Tariff-Proof Your Tech Stack: The Canadian Software Guide
US tariffs are reshaping the cost of doing business across Canada. While physical goods get most of the headlines, your software subscriptions are quietly exposed too — through currency risk, US-dollar pricing, and the geopolitical volatility of depending on American tech giants. Here's how to build a stack that keeps your money and your data firmly on this side of the border.
Why Your Software Bill Is a Tariff Risk
Most Canadian businesses pay for software in US dollars. When the CAD weakens — which tends to happen precisely when trade tensions spike — your Salesforce subscription, your AWS bill, your Slack seats all get quietly more expensive. No renegotiation required, no notice sent. The invoice just goes up.

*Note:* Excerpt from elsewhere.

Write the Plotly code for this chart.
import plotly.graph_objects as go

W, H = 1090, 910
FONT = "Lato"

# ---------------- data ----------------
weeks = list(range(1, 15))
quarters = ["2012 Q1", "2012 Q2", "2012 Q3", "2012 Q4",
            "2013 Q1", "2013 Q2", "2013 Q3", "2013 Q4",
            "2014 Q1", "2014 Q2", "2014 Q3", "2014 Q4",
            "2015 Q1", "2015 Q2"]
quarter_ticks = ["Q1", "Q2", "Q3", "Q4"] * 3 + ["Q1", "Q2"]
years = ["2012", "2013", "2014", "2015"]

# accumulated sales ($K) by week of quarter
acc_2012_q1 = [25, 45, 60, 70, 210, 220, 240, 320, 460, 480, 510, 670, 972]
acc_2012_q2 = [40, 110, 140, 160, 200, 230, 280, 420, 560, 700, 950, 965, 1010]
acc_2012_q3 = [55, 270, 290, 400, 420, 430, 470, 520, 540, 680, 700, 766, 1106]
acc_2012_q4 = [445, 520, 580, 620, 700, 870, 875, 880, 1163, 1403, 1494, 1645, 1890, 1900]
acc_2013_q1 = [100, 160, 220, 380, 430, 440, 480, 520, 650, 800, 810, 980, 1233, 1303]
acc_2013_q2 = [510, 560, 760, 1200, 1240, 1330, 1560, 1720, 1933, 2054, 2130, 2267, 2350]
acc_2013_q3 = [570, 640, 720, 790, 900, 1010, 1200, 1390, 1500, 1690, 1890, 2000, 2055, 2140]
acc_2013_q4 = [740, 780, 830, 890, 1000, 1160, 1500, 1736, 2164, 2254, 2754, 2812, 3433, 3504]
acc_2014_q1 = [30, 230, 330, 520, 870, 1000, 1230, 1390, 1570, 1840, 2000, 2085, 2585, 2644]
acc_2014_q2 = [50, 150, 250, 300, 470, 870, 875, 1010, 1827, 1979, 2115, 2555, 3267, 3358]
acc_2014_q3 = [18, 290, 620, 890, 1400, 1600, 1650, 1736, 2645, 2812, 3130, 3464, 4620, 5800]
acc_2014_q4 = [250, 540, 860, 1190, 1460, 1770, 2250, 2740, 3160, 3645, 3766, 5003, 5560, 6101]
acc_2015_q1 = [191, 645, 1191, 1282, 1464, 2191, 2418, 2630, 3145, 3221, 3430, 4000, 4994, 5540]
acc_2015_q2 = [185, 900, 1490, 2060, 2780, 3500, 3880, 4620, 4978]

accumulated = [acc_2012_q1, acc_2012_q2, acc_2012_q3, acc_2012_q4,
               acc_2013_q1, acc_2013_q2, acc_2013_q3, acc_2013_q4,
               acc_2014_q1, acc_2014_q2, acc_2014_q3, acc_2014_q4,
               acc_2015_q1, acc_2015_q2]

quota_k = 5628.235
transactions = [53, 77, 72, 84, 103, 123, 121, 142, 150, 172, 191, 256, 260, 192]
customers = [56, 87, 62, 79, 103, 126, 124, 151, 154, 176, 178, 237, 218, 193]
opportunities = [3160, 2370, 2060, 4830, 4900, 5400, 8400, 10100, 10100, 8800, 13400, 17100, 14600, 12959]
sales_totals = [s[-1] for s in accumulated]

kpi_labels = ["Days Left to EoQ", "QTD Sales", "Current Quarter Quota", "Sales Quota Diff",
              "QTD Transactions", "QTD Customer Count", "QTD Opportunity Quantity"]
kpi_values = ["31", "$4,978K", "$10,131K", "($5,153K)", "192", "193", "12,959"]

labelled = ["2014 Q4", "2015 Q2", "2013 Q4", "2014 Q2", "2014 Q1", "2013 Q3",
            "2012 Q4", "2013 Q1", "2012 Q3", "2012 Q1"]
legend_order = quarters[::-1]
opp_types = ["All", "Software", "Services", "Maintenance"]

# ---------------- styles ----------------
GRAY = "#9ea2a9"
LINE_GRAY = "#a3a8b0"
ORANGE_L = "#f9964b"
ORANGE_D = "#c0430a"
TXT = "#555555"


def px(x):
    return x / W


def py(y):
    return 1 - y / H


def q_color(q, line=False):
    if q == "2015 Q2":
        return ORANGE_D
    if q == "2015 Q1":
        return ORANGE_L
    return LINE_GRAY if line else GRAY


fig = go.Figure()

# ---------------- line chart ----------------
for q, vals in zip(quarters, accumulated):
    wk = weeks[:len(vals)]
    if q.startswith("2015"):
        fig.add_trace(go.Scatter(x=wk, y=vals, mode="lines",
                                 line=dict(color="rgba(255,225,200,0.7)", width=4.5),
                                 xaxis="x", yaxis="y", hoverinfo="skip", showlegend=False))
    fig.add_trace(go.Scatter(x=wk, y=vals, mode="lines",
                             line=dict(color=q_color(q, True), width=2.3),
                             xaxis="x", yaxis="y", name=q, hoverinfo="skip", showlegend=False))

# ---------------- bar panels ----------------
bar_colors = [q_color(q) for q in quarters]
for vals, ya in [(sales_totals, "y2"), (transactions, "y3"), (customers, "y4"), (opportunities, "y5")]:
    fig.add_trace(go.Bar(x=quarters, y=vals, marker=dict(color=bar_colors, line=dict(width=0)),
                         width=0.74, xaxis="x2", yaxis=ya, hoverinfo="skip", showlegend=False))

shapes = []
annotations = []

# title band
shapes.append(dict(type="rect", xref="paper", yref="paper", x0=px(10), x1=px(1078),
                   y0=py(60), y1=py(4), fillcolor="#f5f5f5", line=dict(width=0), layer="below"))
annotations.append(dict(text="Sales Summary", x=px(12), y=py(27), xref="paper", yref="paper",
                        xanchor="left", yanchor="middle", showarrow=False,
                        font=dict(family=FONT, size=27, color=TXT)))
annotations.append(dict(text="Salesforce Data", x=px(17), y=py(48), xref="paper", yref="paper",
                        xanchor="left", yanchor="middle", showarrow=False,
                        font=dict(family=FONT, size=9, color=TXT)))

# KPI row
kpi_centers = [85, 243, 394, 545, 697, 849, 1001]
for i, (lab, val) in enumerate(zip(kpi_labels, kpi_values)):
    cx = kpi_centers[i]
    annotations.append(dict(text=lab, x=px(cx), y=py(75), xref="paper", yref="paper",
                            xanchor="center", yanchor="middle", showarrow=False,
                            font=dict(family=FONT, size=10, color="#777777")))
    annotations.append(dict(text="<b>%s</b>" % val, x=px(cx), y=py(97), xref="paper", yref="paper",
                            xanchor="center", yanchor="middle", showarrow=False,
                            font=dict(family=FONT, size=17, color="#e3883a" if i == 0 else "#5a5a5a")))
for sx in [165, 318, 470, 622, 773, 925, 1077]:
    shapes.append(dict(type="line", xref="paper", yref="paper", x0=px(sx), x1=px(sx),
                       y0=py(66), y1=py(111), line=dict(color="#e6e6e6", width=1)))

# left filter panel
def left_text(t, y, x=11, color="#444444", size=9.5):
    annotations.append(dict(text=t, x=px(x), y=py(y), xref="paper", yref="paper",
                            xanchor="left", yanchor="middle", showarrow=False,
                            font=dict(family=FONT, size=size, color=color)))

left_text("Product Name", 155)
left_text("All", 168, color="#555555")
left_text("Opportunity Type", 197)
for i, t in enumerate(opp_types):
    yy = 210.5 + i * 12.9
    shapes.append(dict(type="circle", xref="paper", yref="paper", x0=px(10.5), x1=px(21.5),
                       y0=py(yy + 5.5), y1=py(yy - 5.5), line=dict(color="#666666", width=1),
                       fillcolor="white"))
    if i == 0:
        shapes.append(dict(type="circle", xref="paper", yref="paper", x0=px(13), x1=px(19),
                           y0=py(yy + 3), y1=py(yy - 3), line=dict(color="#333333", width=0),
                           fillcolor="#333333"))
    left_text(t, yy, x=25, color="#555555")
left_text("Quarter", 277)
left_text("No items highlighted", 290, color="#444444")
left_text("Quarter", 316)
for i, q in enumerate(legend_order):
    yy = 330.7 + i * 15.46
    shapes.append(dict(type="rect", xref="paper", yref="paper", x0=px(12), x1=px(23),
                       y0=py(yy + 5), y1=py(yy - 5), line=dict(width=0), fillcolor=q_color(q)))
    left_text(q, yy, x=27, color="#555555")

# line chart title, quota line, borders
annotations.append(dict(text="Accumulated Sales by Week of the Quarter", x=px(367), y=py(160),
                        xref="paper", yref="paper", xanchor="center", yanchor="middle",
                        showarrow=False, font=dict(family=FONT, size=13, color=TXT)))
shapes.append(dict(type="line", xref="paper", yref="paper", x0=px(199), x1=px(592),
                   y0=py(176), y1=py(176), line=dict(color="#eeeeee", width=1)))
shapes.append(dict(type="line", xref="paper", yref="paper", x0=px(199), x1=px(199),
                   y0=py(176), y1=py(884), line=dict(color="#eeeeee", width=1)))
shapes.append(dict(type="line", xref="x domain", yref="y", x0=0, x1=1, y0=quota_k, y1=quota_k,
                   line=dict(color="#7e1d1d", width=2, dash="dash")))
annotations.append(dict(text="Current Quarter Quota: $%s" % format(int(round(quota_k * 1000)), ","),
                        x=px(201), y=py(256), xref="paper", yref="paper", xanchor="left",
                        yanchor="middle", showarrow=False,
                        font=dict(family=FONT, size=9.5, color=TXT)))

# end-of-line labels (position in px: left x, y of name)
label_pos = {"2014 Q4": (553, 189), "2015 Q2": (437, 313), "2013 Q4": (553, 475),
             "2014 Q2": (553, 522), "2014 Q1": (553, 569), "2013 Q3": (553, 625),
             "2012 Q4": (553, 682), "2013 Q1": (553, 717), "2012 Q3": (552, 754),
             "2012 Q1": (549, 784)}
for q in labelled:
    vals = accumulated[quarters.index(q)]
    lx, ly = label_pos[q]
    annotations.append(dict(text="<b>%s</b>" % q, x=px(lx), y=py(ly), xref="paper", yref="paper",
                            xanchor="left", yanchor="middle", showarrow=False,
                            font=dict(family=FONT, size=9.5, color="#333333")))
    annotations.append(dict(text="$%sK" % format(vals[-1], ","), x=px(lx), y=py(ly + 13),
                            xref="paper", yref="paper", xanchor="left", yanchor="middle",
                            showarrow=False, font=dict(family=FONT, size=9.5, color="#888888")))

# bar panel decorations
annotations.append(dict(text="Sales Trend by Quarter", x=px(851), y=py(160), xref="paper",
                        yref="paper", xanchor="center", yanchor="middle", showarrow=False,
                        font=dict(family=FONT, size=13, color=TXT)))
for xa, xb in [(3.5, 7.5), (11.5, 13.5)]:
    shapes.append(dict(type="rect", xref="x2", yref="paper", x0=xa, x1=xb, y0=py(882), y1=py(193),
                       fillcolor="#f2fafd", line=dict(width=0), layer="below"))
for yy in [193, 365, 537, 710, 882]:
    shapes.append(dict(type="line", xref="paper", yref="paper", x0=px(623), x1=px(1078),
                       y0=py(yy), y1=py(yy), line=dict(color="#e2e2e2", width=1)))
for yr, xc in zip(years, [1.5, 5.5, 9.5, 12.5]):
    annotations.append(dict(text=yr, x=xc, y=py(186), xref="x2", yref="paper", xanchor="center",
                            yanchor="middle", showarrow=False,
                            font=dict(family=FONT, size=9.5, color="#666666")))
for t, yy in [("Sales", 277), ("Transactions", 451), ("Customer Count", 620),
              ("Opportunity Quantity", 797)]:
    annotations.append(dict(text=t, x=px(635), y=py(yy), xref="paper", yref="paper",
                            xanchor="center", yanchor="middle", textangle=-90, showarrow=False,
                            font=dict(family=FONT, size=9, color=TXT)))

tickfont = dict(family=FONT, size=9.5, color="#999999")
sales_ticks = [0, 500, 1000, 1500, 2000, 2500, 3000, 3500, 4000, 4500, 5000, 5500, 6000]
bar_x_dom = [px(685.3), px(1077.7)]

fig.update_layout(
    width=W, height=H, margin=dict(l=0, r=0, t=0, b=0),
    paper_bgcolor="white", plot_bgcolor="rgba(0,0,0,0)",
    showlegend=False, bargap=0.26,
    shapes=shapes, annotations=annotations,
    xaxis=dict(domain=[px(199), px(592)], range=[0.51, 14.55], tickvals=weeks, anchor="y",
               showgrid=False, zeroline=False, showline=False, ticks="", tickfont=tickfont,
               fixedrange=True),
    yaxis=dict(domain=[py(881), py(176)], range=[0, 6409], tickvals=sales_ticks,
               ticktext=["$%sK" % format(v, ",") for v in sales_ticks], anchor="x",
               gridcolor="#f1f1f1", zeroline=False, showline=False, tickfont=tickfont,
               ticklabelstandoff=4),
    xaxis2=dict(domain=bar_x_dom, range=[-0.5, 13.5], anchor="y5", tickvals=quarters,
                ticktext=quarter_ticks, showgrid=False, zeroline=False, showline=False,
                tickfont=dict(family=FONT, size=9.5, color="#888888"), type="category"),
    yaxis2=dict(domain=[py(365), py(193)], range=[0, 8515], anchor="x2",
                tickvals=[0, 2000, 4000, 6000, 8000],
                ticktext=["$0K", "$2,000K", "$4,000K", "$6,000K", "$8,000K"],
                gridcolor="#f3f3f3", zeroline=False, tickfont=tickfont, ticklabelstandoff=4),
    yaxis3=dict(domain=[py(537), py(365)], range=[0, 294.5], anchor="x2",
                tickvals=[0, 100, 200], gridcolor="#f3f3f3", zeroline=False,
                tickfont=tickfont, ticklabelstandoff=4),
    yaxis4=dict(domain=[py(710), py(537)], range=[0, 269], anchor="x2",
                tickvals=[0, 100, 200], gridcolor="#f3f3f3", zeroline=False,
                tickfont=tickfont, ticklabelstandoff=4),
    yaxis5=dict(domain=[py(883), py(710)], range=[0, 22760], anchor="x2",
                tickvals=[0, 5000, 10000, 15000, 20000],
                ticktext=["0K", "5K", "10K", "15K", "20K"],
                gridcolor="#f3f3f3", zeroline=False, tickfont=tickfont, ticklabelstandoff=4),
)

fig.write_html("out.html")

Then there's the subtler risk: dependency. When a US administration can threaten to restrict cloud services, reroute data through surveillance frameworks, or impose export controls on software, your critical business infrastructure becomes a geopolitical chess piece. That's not paranoia — that's reading the last five years of news.
The good news? Canada has a thriving software industry producing world-class alternatives in almost every category. Switching to Canadian tools isn't a downgrade. For many businesses, it's actually an upgrade — you get better support, billing in CAD, servers in Canada, and a team that understands Canadian compliance requirements.
The Tariff-Proof Playbook
Step 1: Audit Your Stack for USD Exposure
Pull your last three months of software invoices. Flag every tool billed in USD. Estimate what a 10% CAD weakening would cost you annually. For many mid-sized businesses, this number is $20,000–$100,000/year — invisible until it isn't.

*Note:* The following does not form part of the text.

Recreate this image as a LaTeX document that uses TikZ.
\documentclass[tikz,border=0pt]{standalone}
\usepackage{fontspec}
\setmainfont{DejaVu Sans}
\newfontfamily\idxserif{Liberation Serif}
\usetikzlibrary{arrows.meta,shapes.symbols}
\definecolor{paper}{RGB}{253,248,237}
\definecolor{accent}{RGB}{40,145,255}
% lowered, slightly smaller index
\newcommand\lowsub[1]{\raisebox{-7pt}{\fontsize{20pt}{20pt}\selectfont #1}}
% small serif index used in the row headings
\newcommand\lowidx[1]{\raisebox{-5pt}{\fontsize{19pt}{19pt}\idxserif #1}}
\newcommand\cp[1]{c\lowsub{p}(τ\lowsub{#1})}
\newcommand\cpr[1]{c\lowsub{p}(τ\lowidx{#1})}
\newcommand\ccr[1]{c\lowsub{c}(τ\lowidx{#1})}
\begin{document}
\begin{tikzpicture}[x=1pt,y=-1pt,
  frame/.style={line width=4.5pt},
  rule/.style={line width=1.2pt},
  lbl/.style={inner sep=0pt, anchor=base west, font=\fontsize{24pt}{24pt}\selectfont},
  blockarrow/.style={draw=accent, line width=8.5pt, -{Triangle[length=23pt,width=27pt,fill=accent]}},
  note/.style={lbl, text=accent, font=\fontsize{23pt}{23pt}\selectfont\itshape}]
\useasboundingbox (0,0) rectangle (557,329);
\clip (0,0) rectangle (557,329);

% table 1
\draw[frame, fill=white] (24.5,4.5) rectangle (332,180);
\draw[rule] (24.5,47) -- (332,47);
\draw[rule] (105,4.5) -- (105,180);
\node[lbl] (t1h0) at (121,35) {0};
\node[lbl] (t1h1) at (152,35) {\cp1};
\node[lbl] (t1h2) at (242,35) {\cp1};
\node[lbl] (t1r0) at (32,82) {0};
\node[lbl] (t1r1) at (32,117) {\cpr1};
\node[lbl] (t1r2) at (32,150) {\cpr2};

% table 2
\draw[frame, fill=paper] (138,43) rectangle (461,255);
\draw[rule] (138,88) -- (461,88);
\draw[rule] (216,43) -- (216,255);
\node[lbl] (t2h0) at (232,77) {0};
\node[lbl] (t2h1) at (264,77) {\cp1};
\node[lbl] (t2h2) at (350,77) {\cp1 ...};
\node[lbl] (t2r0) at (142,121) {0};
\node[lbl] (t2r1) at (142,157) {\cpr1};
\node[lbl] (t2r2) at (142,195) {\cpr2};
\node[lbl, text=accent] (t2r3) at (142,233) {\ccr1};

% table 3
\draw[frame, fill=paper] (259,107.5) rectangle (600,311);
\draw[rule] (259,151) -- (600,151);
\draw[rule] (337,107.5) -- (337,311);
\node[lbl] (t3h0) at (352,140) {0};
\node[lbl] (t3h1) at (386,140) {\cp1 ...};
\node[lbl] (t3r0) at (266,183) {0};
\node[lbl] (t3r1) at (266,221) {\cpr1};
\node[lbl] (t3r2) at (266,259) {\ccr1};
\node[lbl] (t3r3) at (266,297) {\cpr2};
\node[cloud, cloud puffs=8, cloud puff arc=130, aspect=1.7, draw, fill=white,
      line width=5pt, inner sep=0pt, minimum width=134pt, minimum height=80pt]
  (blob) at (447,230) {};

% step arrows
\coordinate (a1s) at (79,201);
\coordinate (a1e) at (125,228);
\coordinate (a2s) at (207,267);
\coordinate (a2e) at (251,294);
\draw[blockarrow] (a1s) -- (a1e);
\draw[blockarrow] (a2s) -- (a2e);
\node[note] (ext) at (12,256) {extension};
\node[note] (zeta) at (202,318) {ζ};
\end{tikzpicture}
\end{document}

Step 2: Prioritize High-Cost, High-Risk Categories
Not every US tool has a Canadian alternative, and not every switch is worth the friction. Focus your energy on:
- CRM and sales tools — often the biggest SaaS line item
- Cloud infrastructure — where Canadian data centres are now genuinely competitive
- HR and payroll — where Canadian compliance knowledge is a differentiator, not just a perk
- Accounting and finance — deeply tied to Canadian tax law
- Communication and project management — easiest to switch, lowest risk
Step 3: Evaluate Canadian Alternatives
This is where EhList.ca comes in. We've catalogued hundreds of Canadian-built software tools across every major category. The depth of the ecosystem may surprise you.
For CRM, there are strong Canadian contenders. For payroll, companies like Payworks and Humi were built specifically for the Canadian market. For cloud, Canadian data centre options from companies like Cloudflare's Canadian infrastructure, OVHcloud's Canadian nodes, and purpose-built Canadian providers offer genuine alternatives to AWS and Azure.
Step 4: Negotiate CAD Pricing Where You Can't Switch
For tools without viable Canadian alternatives, negotiate. Many enterprise vendors will bill in CAD if you ask — especially if you're a significant account. Lock in multi-year contracts in CAD to remove currency exposure for the duration.
The Bigger Picture: Canadian Tech Sovereignty
Beyond individual business decisions, there's a national story here. Canada has historically been a net exporter of talented engineers and a net importer of tech products. The tariff era is accelerating a correction — Canadian founders are building for the Canadian market with renewed urgency, and Canadian businesses are increasingly willing to pay a modest premium to keep their data and dollars at home.
The companies listed on EhList.ca represent billions of dollars in Canadian-built software value. Many of them are direct competitors to US giants — not almost-as-good alternatives, but genuinely superior products for Canadian use cases.
Start Your Tariff-Proof Audit Today
Building a fully Canadian tech stack overnight isn't realistic. But identifying your three highest-risk, highest-cost US dependencies and finding Canadian alternatives for them? That's a project you can kick off this week.
Browse the EhList.ca directory by category to find tools that fit your stack. Filter by province to find companies near you — because sometimes the best tech partnership is also a neighbourly one.
The tariff conversation is going to be with us for years. The businesses that start building resilient, Canadian-first tech stacks now will be the ones that weather whatever comes next.